Scorecard detects one-in-four high-risk patients before discharge

With hospitals nationwide feeling the burden of Medicare penalties for avoidable 30-day readmissions, C-suite managers have been frantically searching for ways to pinpoint these high-risk patients early on. A recent analysis suggests a low-cost and simple scorecard that detects one out of four of these patients.

With the help of an algorithm that was based on administrative data (SQLape), investigators from Harvard Medical School, looked at potentially avoidable 30-day readmissions at three hospitals in Boston’s Partners Healthcare network. They used the data to formulate a scoring system that included 10 risk factors that hospitals may want to use to spot high-risk (and expensive) patients.

[See also: Hospitals' readmission penalties revised by Medicare]

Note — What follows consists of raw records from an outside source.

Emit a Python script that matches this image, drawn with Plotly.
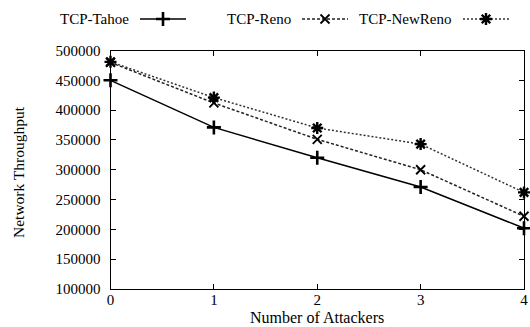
import plotly.graph_objects as go

W, H = 530, 327

attackers = [0, 1, 2, 3, 4]
tahoe = [450000, 371000, 320000, 271000, 202000]
reno = [480000, 412000, 351000, 300000, 222000]
newreno = [481000, 421000, 370000, 343000, 262000]

series_names = ["TCP-Tahoe", "TCP-Reno", "TCP-NewReno"]
x_tick_labels = ["0", "1", "2", "3", "4"]
y_tick_values = [100000, 150000, 200000, 250000, 300000, 350000, 400000, 450000, 500000]

styles = [
    dict(color="#000000", dash="solid", width=1.5, symbol="cross-thin", msize=10, mw=2.6),
    dict(color="#222222", dash="3px,2px", width=1.5, symbol="x-thin", msize=9, mw=1.8),
    dict(color="#333333", dash="2px,2px", width=1.5, symbol="asterisk", msize=10, mw=2.4),
]

FONT = "Liberation Serif, Times New Roman, serif"


def fx(px):  # page pixel x -> paper fraction
    return px / W


def fy(py):  # page pixel y -> paper fraction
    return 1 - py / H


fig = go.Figure()
for name, ys, st in zip(series_names, [tahoe, reno, newreno], styles):
    fig.add_trace(go.Scatter(
        x=attackers, y=ys, name=name, mode="lines+markers",
        line=dict(color=st["color"], dash=st["dash"], width=st["width"]),
        marker=dict(symbol=st["symbol"], size=st["msize"],
                    line=dict(color="#000000", width=st["mw"])),
        showlegend=False, cliponaxis=False,
    ))

# legend glyphs (gnuplot style: text then sample) on pixel overlay axes
leg_text_right = [131, 293, 454]
leg_line = [(140, 186), (302, 348), (463, 509)]
leg_y = 19
for name, st, xr, (x0, x1) in zip(series_names, styles, leg_text_right, leg_line):
    fig.add_trace(go.Scatter(
        x=[x0, (x0 + x1) / 2, x1], y=[leg_y, leg_y, leg_y], xaxis="x2", yaxis="y2",
        mode="lines", line=dict(color=st["color"], dash=st["dash"], width=st["width"]),
        showlegend=False, hoverinfo="skip",
    ))
    fig.add_trace(go.Scatter(
        x=[(x0 + x1) / 2], y=[leg_y], xaxis="x2", yaxis="y2", mode="markers",
        marker=dict(symbol=st["symbol"], size=st["msize"],
                    line=dict(color="#000000", width=st["mw"])),
        showlegend=False, hoverinfo="skip",
    ))
    fig.add_annotation(x=fx(xr), y=fy(leg_y), xref="paper", yref="paper",
                       text=name, showarrow=False, xanchor="right", yanchor="middle",
                       font=dict(family=FONT, size=15, color="#000"))

px_left, px_right, px_top, px_bottom = 110.5, 524, 50.5, 289

axis_common = dict(showline=True, linecolor="#000", linewidth=1.2, mirror="allticks",
                   ticks="inside", ticklen=5, tickwidth=1.2, tickcolor="#000",
                   showgrid=False, zeroline=False, automargin=False,
                   tickfont=dict(family=FONT, size=15, color="#000"))

fig.update_layout(
    width=W, height=H,
    margin=dict(l=0, r=0, t=0, b=0),
    paper_bgcolor="white", plot_bgcolor="rgba(0,0,0,0)",
    showlegend=False,
    xaxis=dict(domain=[fx(px_left), fx(px_right)], range=[0, 4],
               tickvals=attackers, ticktext=x_tick_labels,
               ticklabelstandoff=-3, **axis_common),
    yaxis=dict(domain=[fy(px_bottom), fy(px_top)], range=[100000, 500000],
               tickvals=y_tick_values, ticktext=[str(v) for v in y_tick_values],
               ticklabelstandoff=6, **axis_common),
    xaxis2=dict(domain=[0, 1], range=[0, W], visible=False, anchor="y2", fixedrange=True),
    yaxis2=dict(domain=[0, 1], range=[H, 0], visible=False, anchor="x2", fixedrange=True),
)

fig.add_annotation(x=fx((px_left + px_right) / 2), y=fy(317.5), xref="paper", yref="paper",
                   text="Number of Attackers", showarrow=False,
                   xanchor="center", yanchor="middle",
                   font=dict(family=FONT, size=16, color="#000"))
fig.add_annotation(x=fx(18), y=fy(172), xref="paper", yref="paper",
                   text="Network Throughput", showarrow=False, textangle=-90,
                   xanchor="center", yanchor="middle",
                   font=dict(family=FONT, size=15.5, color="#000"))

fig.write_html("out.html", config={"displayModeBar": False},
               post_script="document.body.style.margin='0';document.body.style.overflow='hidden';")
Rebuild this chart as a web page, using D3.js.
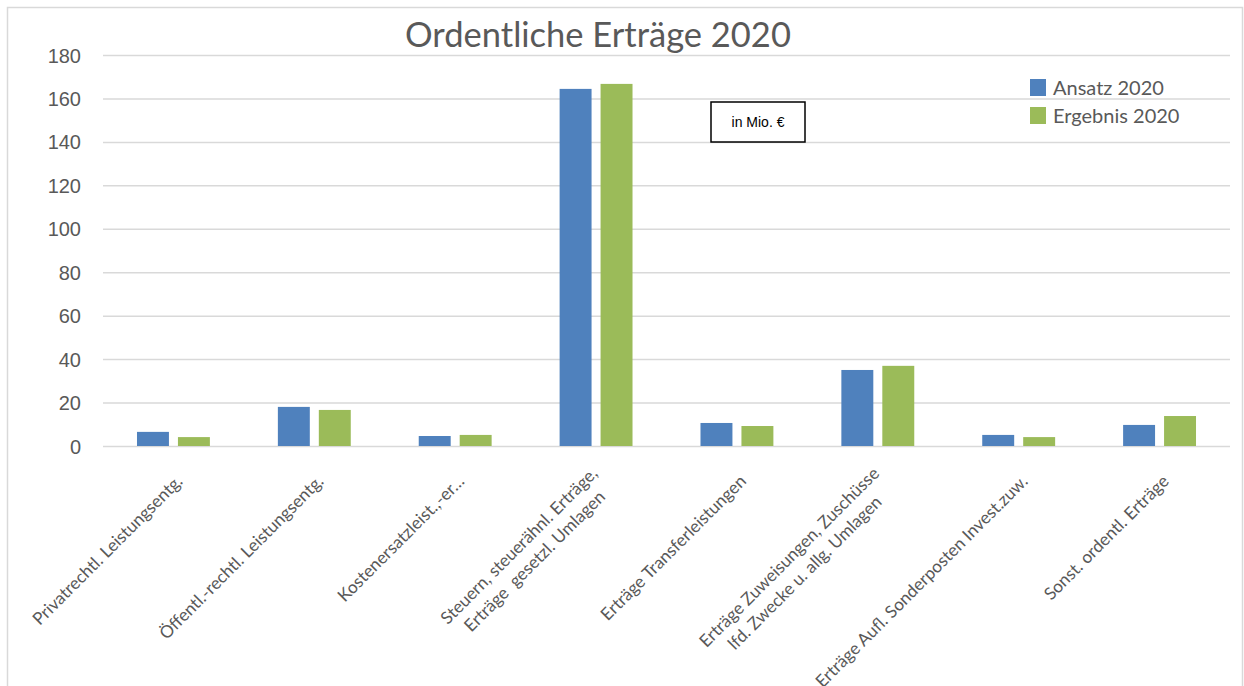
<!DOCTYPE html>
<html>
<head>
<meta charset="utf-8">
<script src="https://cdn.jsdelivr.net/npm/d3@7"></script>
<style>
  body { margin: 0; background: #fff; }
  svg { display: block; font-family: Lato, "Open Sans", sans-serif; }
  .grid line { stroke: #d9d9d9; stroke-width: 1.5; }
  .grid text { fill: #595959; font-size: 20px; }
  .cat { white-space: pre; }
</style>
</head>
<body>
<div class="chart"></div>
<script>
const categories = [
  "Privatrechtl. Leistungsentg.",
  "Öffentl.-rechtl. Leistungsentg.",
  "Kostenersatzleist.,-er…",
  "Steuern, steuerähnl. Erträge,\nErträge  gesetzl. Umlagen",
  "Erträge Transferleistungen",
  "Erträge Zuweisungen, Zuschüsse\nlfd. Zwecke u. allg. Umlagen",
  "Erträge Aufl. Sonderposten Invest.zuw.",
  "Sonst. ordentl. Erträge"
]
const seriesNames = ["Ansatz 2020", "Ergebnis 2020"]
const ansatz = [6.5, 18.0, 4.6, 164.4, 10.6, 35.0, 5.1, 9.7]
const ergebnis = [4.1, 16.6, 5.1, 166.7, 9.2, 36.9, 4.1, 13.8]
const yTicks = [0, 20, 40, 60, 80, 100, 120, 140, 160, 180]
const colors = ["#4f81bd", "#9bbb59"]

const width = 1244, height = 686
const plot = {left: 103, right: 1230, top: 55, bottom: 446}

let svg = d3.select(".chart").append("svg")
  .attr("width", width)
  .attr("height", height)

// outer chart frame
svg.append("rect")
  .attr("x", 7.5).attr("y", 7.5)
  .attr("width", 1235).attr("height", 700)
  .attr("fill", "none")
  .attr("stroke", "#d9d9d9")
  .attr("stroke-width", 1.5)

let x = d3.scaleBand().domain(categories).range([plot.left, plot.right])
let x1 = d3.scaleBand().domain(seriesNames).range([0, x.bandwidth()])
  .paddingInner(0.22).paddingOuter(0.83)
let y = d3.scaleLinear().domain([0, 180]).range([plot.bottom, plot.top])

let yaxis = svg.append("g")
  .attr("class", "grid")
  .attr("transform", "translate(" + plot.left + ",0)")
  .call(d3.axisLeft(y)
    .tickValues(yTicks)
    .tickSize(-(plot.right - plot.left))
    .tickPadding(22))
yaxis.select(".domain").remove()
yaxis.selectAll("text").attr("dy", "0.35em")

const rows = categories.map((c, i) => ({cat: c, values: [ansatz[i], ergebnis[i]]}))

let groups = svg.append("g").selectAll("g")
  .data(rows)
  .join("g")
  .attr("transform", d => "translate(" + x(d.cat) + ",0)")

groups.selectAll("rect")
  .data(d => d.values.map((v, j) => ({name: seriesNames[j], value: v, j: j})))
  .join("rect")
  .attr("x", d => x1(d.name))
  .attr("width", x1.bandwidth())
  .attr("y", d => y(d.value))
  .attr("height", d => y(0) - y(d.value))
  .attr("fill", d => colors[d.j])

// category labels, rotated -45deg, lines centred on each other
const lh = 22
categories.forEach(c => {
  let lines = c.split("\n")
  let cx = x(c) + x.bandwidth() / 2
  let g = svg.append("g")
    .attr("transform", "translate(" + (cx + 6) + "," + 478 + ") rotate(-45)")
  let texts = g.selectAll("text")
    .data(lines)
    .join("text")
    .attr("class", "cat")
    .attr("text-anchor", "middle")
    .attr("fill", "#595959")
    .attr("font-size", 17.2)
    .attr("dy", "0.35em")
    .text(d => d)
  let lens = texts.nodes().map(n => n.getComputedTextLength())
  let maxLen = d3.max(lens)
  texts.attr("x", -maxLen / 2)
    .attr("y", (d, i) => (i - (lines.length - 1) / 2) * lh)
})

// title
svg.append("text")
  .attr("x", 598).attr("y", 47)
  .attr("text-anchor", "middle")
  .attr("fill", "#595959")
  .attr("font-size", 34.5)
  .text("Ordentliche Erträge 2020")

// unit box
svg.append("rect")
  .attr("x", 711).attr("y", 102)
  .attr("width", 94).attr("height", 40)
  .attr("fill", "#fff")
  .attr("stroke", "#000")
  .attr("stroke-width", 1.5)
svg.append("text")
  .attr("x", 758).attr("y", 127)
  .attr("text-anchor", "middle")
  .attr("font-family", "'Liberation Sans', Arial, sans-serif")
  .attr("font-size", 14)
  .attr("fill", "#000")
  .text("in Mio. €")

// legend
let legend = svg.append("g").selectAll("g")
  .data(seriesNames)
  .join("g")
  .attr("transform", (d, i) => "translate(1030," + (79 + i * 28) + ")")
legend.append("rect")
  .attr("width", 16).attr("height", 17)
  .attr("fill", (d, i) => colors[i])
legend.append("text")
  .attr("x", 23).attr("y", 16)
  .attr("fill", "#595959")
  .attr("font-size", 20)
  .text(d => d)
</script>
</body>
</html>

Jacques Donze, MD, from Harvard Medical School and Partners Healthcare, and his associates initially looked at more than 10,000 eligible discharged patients, nearly 2,400 of which were readmitted within 30 days. Among those 2,400 patients, they identified 879 readmissions that were potentially avoidable. They found seven markers that helped predict readmission:

  • Low hemoglobin at discharge
  • Discharge from a cancer unit
  • Low sodium at discharge
  • The occurrence of any ICD-9 coded procedure during the hospital stay
  • Non-elective admission
  • One or more hospital stays during the previous year
  • A length of stay of five or more days

“This easy-to-use model enables physicians to prospectively identify approximately 27 percent of the patients as high risk of having a potentially avoidable readmission and would allow targeting intensive transitional care interventions …,” according the JAMA Internal Medicine report on the analysis.

Donze pointed out during a recent interview with Healthcare Finance News that his team wanted to create a scoring system that was not only simple but that could be used before patients were discharged. Existing scorecards have used “billing data and ICD-9 that are only available a few weeks after the patient is discharged …,” Donze said. To make a score useful for readmission assessment, it has to be available before the discharge of the patient, Donze emphasized. 

There are a number of methods that may be used to reduce the risk of readmission in these high-risk patients, noted Jeffrey L. Schnipper, MD, senior author of the JAMA paper, but they’re expensive and resource intensive.

“You probably only want to do them when you know you’re going to get the biggest bang for your buck,” he said. And that’s the value of a scoring system, he said – it gives hospitals the information needed so that they are resorting to use these expensive methods only on the highest-risk patients.